***** Source material *****
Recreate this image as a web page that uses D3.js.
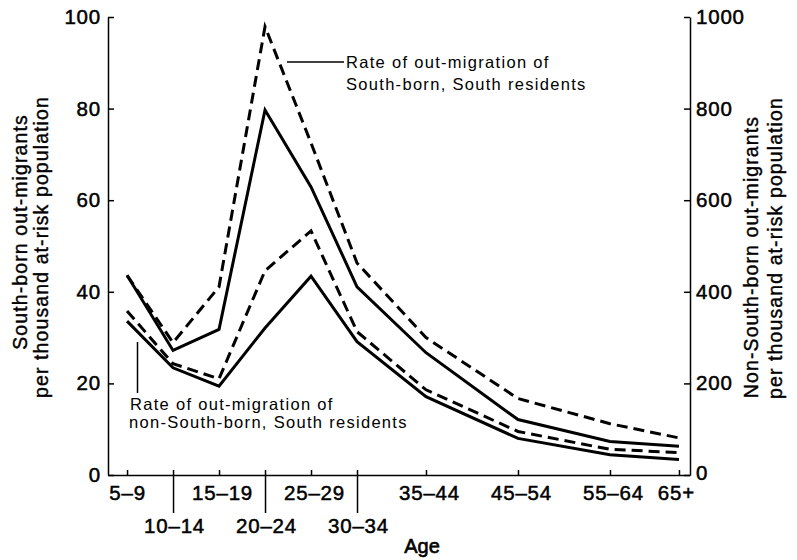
<!DOCTYPE html>
<html>
<head>
<meta charset="utf-8">
<script src="https://cdn.jsdelivr.net/npm/d3@7"></script>
<style>
  body { margin: 0; background: #fff; }
  svg { display: block; }
  text { font-family: "Liberation Sans", Arial, sans-serif; fill: #000; }
</style>
</head>
<body>
<div id="chart"></div>
<script>
// age groups and where they sit on the age axis (group midpoints)
var ageGroups = ["5\u20139", "10\u201314", "15\u201319", "20\u201324", "25\u201329", "30\u201334", "35\u201344", "45\u201354", "55\u201364", "65+"];
var ageMid = [7, 12, 17, 22, 27, 32, 39.5, 49.5, 59.5, 67];
var labelRow = [0, 1, 0, 1, 0, 1, 0, 0, 0, 0];

// South-born, per thousand (left axis)
var southDashed = [43.6, 28.9, 41.1, 97.9, 72.5, 46.3, 30.0, 16.7, 11.2, 8.1];
var southSolid  = [43.6, 27.2, 31.8, 79.7, 62.9, 41.1, 26.7, 12.1, 7.3, 6.3];

// non-South-born, per thousand (right axis)
var nonSouthDashed = [358, 243, 210, 446, 533, 313, 186, 95, 56, 49];
var nonSouthSolid  = [336, 234, 194, 321, 434, 291, 171, 80, 44, 34];

var leftTicks = [0, 20, 40, 60, 80, 100];
var rightTicks = [0, 200, 400, 600, 800, 1000];

var width = 797;
var height = 560;

var x = d3.scaleLinear().domain([4.93, 68.2]).range([108, 690]);
var yLeft = d3.scaleLinear().domain([0, 100]).range([475, 17]);
var yRight = d3.scaleLinear().domain([0, 1000]).range([475, 17]);

var svg = d3.select("#chart")
    .append("svg")
    .attr("width", width)
    .attr("height", height);

// axes
var leftAxis = svg.append("g")
    .attr("transform", "translate(" + x.range()[0] + ",0)")
    .call(d3.axisLeft(yLeft).tickValues(leftTicks).tickSize(-6).tickSizeOuter(0).tickPadding(7));

var rightAxis = svg.append("g")
    .attr("transform", "translate(" + x.range()[1] + ",0)")
    .call(d3.axisRight(yRight).tickValues(rightTicks).tickSize(-6).tickSizeOuter(0).tickPadding(6)
        .tickFormat(d3.format("d")));

var bottomAxis = svg.append("g")
    .attr("transform", "translate(0," + yLeft.range()[0] + ")")
    .call(d3.axisBottom(x).tickValues(ageMid).tickSize(-5).tickSizeOuter(0)
        .tickFormat(function(d, i) { return ageGroups[i]; }));

// the second-row labels hang from long ticks
bottomAxis.selectAll(".tick").each(function(d, i) {
    var t = d3.select(this);
    if (labelRow[i] === 1) {
        t.select("line").attr("y1", 38);
        t.select("text").attr("y", 58).attr("dy", 0).attr("dx", 1);
    } else {
        var shift = i === 0 ? 0 : (i === ageMid.length - 1 ? -3 : 3);
        t.select("text").attr("y", 25).attr("dy", 0).attr("dx", shift);
    }
});

[leftAxis, rightAxis, bottomAxis].forEach(function(a) {
    a.selectAll("path, line").attr("stroke", "#000").attr("stroke-width", 1.5);
    a.selectAll("text")
        .style("font-size", "20.5px")
        .style("letter-spacing", "0.8px")
        .attr("stroke", "#000")
        .attr("stroke-width", 0.5)
        .attr("fill", "#000");
});

// the right-hand zero sits a little high, as in the print
rightAxis.selectAll(".tick text").filter(function(d) { return d === 0; }).attr("dy", "0.2em");

// data lines
var lineLeft = d3.line()
    .x(function(d, i) { return x(ageMid[i]); })
    .y(function(d) { return yLeft(d); });

var lineRight = d3.line()
    .x(function(d, i) { return x(ageMid[i]); })
    .y(function(d) { return yRight(d); });

var series = [
    { values: southDashed, line: lineLeft, dash: "11,6" },
    { values: southSolid, line: lineLeft, dash: null },
    { values: nonSouthDashed, line: lineRight, dash: "11,6" },
    { values: nonSouthSolid, line: lineRight, dash: null }
];

svg.append("g")
    .selectAll("path")
    .data(series)
    .join("path")
        .attr("d", function(s) { return s.line(s.values); })
        .attr("fill", "none")
        .attr("stroke", "#000")
        .attr("stroke-width", 3)
        .attr("stroke-linejoin", "miter")
        .attr("stroke-dasharray", function(s) { return s.dash; });

// axis titles
function vLabel(cx, cy, txt) {
    svg.append("text")
        .attr("transform", "translate(" + cx + "," + cy + ") rotate(-90)")
        .attr("text-anchor", "middle")
        .style("font-size", "19.5px")
        .style("letter-spacing", "1.1px")
        .attr("stroke", "#000")
        .attr("stroke-width", 0.4)
        .text(txt);
}
vLabel(27, 232, "South-born out-migrants");
vLabel(48, 247, "per thousand at-risk population");
vLabel(758, 257, "Non-South-born out-migrants");
vLabel(782, 248, "per thousand at-risk population");

svg.append("text")
    .attr("x", 422)
    .attr("y", 553)
    .attr("text-anchor", "middle")
    .style("font-size", "20px")
    .attr("stroke", "#000")
    .attr("stroke-width", 0.6)
    .text("Age");

// annotations
var note = svg.append("g")
    .style("font-size", "16.5px")
    .style("letter-spacing", "1.3px");

note.append("line")
    .attr("x1", 287).attr("y1", 62).attr("x2", 344).attr("y2", 62)
    .attr("stroke", "#000").attr("stroke-width", 1.5);
note.append("text").attr("x", 346).attr("y", 68).text("Rate of out-migration of");
note.append("text").attr("x", 346).attr("y", 90).text("South-born, South residents");

note.append("line")
    .attr("x1", 137.5).attr("y1", 342).attr("x2", 137.5).attr("y2", 393)
    .attr("stroke", "#000").attr("stroke-width", 1.5);
note.append("text").attr("x", 130).attr("y", 410).text("Rate of out-migration of");
note.append("text").attr("x", 129).attr("y", 428).text("non-South-born, South residents");
</script>
</body>
</html>
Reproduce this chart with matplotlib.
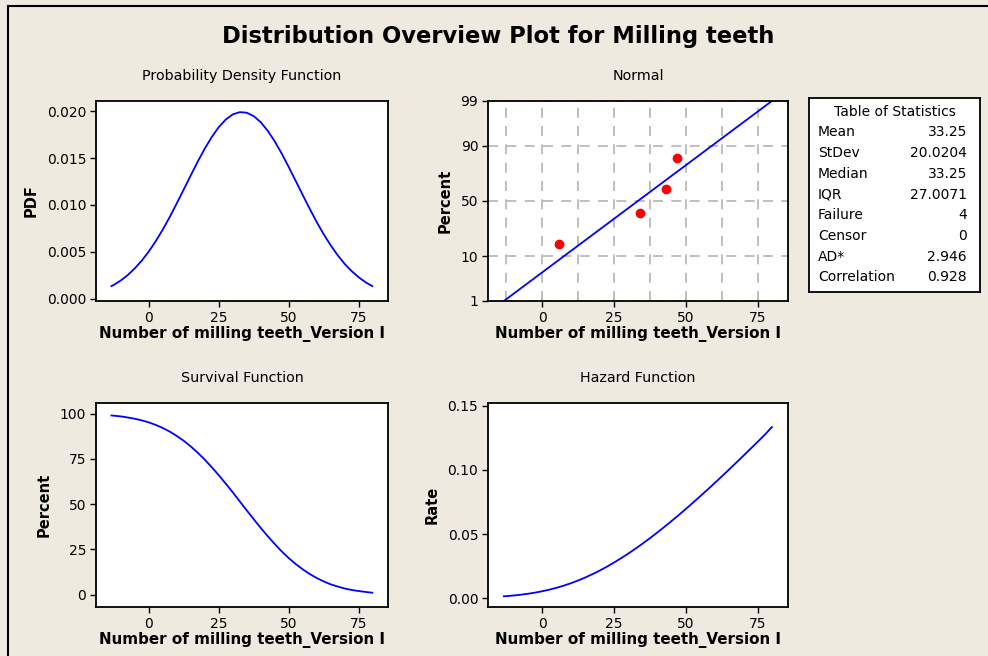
*****
- Short task: Strip out the images, then output the records above word for word.

- Task result:
Recreate this image as a web page that uses D3.js.
<!DOCTYPE html>
<html>
<head>
<meta charset="utf-8">
<script src="https://cdn.jsdelivr.net/npm/d3@7"></script>
<style>
  body { margin: 0; background: #fff; }
  svg { display: block; }
  text { font-family: "Liberation Sans", Arial, sans-serif; fill: #000; }
</style>
</head>
<body>
<div id="chart"></div>
<script>
// age groups and where they sit on the age axis (group midpoints)
var ageGroups = ["5\u20139", "10\u201314", "15\u201319", "20\u201324", "25\u201329", "30\u201334", "35\u201344", "45\u201354", "55\u201364", "65+"];
var ageMid = [7, 12, 17, 22, 27, 32, 39.5, 49.5, 59.5, 67];
var labelRow = [0, 1, 0, 1, 0, 1, 0, 0, 0, 0];

// South-born, per thousand (left axis)
var southDashed = [43.6, 28.9, 41.1, 97.9, 72.5, 46.3, 30.0, 16.7, 11.2, 8.1];
var southSolid  = [43.6, 27.2, 31.8, 79.7, 62.9, 41.1, 26.7, 12.1, 7.3, 6.3];

// non-South-born, per thousand (right axis)
var nonSouthDashed = [358, 243, 210, 446, 533, 313, 186, 95, 56, 49];
var nonSouthSolid  = [336, 234, 194, 321, 434, 291, 171, 80, 44, 34];

var leftTicks = [0, 20, 40, 60, 80, 100];
var rightTicks = [0, 200, 400, 600, 800, 1000];

var width = 797;
var height = 560;

var x = d3.scaleLinear().domain([4.93, 68.2]).range([108, 690]);
var yLeft = d3.scaleLinear().domain([0, 100]).range([475, 17]);
var yRight = d3.scaleLinear().domain([0, 1000]).range([475, 17]);

var svg = d3.select("#chart")
    .append("svg")
    .attr("width", width)
    .attr("height", height);

// axes
var leftAxis = svg.append("g")
    .attr("transform", "translate(" + x.range()[0] + ",0)")
    .call(d3.axisLeft(yLeft).tickValues(leftTicks).tickSize(-6).tickSizeOuter(0).tickPadding(7));

var rightAxis = svg.append("g")
    .attr("transform", "translate(" + x.range()[1] + ",0)")
    .call(d3.axisRight(yRight).tickValues(rightTicks).tickSize(-6).tickSizeOuter(0).tickPadding(6)
        .tickFormat(d3.format("d")));

var bottomAxis = svg.append("g")
    .attr("transform", "translate(0," + yLeft.range()[0] + ")")
    .call(d3.axisBottom(x).tickValues(ageMid).tickSize(-5).tickSizeOuter(0)
        .tickFormat(function(d, i) { return ageGroups[i]; }));

// the second-row labels hang from long ticks
bottomAxis.selectAll(".tick").each(function(d, i) {
    var t = d3.select(this);
    if (labelRow[i] === 1) {
        t.select("line").attr("y1", 38);
        t.select("text").attr("y", 58).attr("dy", 0).attr("dx", 1);
    } else {
        var shift = i === 0 ? 0 : (i === ageMid.length - 1 ? -3 : 3);
        t.select("text").attr("y", 25).attr("dy", 0).attr("dx", shift);
    }
});

[leftAxis, rightAxis, bottomAxis].forEach(function(a) {
    a.selectAll("path, line").attr("stroke", "#000").attr("stroke-width", 1.5);
    a.selectAll("text")
        .style("font-size", "20.5px")
        .style("letter-spacing", "0.8px")
        .attr("stroke", "#000")
        .attr("stroke-width", 0.5)
        .attr("fill", "#000");
});

// the right-hand zero sits a little high, as in the print
rightAxis.selectAll(".tick text").filter(function(d) { return d === 0; }).attr("dy", "0.2em");

// data lines
var lineLeft = d3.line()
    .x(function(d, i) { return x(ageMid[i]); })
    .y(function(d) { return yLeft(d); });

var lineRight = d3.line()
    .x(function(d, i) { return x(ageMid[i]); })
    .y(function(d) { return yRight(d); });

var series = [
    { values: southDashed, line: lineLeft, dash: "11,6" },
    { values: southSolid, line: lineLeft, dash: null },
    { values: nonSouthDashed, line: lineRight, dash: "11,6" },
    { values: nonSouthSolid, line: lineRight, dash: null }
];

svg.append("g")
    .selectAll("path")
    .data(series)
    .join("path")
        .attr("d", function(s) { return s.line(s.values); })
        .attr("fill", "none")
        .attr("stroke", "#000")
        .attr("stroke-width", 3)
        .attr("stroke-linejoin", "miter")
        .attr("stroke-dasharray", function(s) { return s.dash; });

// axis titles
function vLabel(cx, cy, txt) {
    svg.append("text")
        .attr("transform", "translate(" + cx + "," + cy + ") rotate(-90)")
        .attr("text-anchor", "middle")
        .style("font-size", "19.5px")
        .style("letter-spacing", "1.1px")
        .attr("stroke", "#000")
        .attr("stroke-width", 0.4)
        .text(txt);
}
vLabel(27, 232, "South-born out-migrants");
vLabel(48, 247, "per thousand at-risk population");
vLabel(758, 257, "Non-South-born out-migrants");
vLabel(782, 248, "per thousand at-risk population");

svg.append("text")
    .attr("x", 422)
    .attr("y", 553)
    .attr("text-anchor", "middle")
    .style("font-size", "20px")
    .attr("stroke", "#000")
    .attr("stroke-width", 0.6)
    .text("Age");

// annotations
var note = svg.append("g")
    .style("font-size", "16.5px")
    .style("letter-spacing", "1.3px");

note.append("line")
    .attr("x1", 287).attr("y1", 62).attr("x2", 344).attr("y2", 62)
    .attr("stroke", "#000").attr("stroke-width", 1.5);
note.append("text").attr("x", 346).attr("y", 68).text("Rate of out-migration of");
note.append("text").attr("x", 346).attr("y", 90).text("South-born, South residents");

note.append("line")
    .attr("x1", 137.5).attr("y1", 342).attr("x2", 137.5).attr("y2", 393)
    .attr("stroke", "#000").attr("stroke-width", 1.5);
note.append("text").attr("x", 130).attr("y", 410).text("Rate of out-migration of");
note.append("text").attr("x", 129).attr("y", 428).text("non-South-born, South residents");
</script>
</body>
</html>
Reproduce this chart with matplotlib.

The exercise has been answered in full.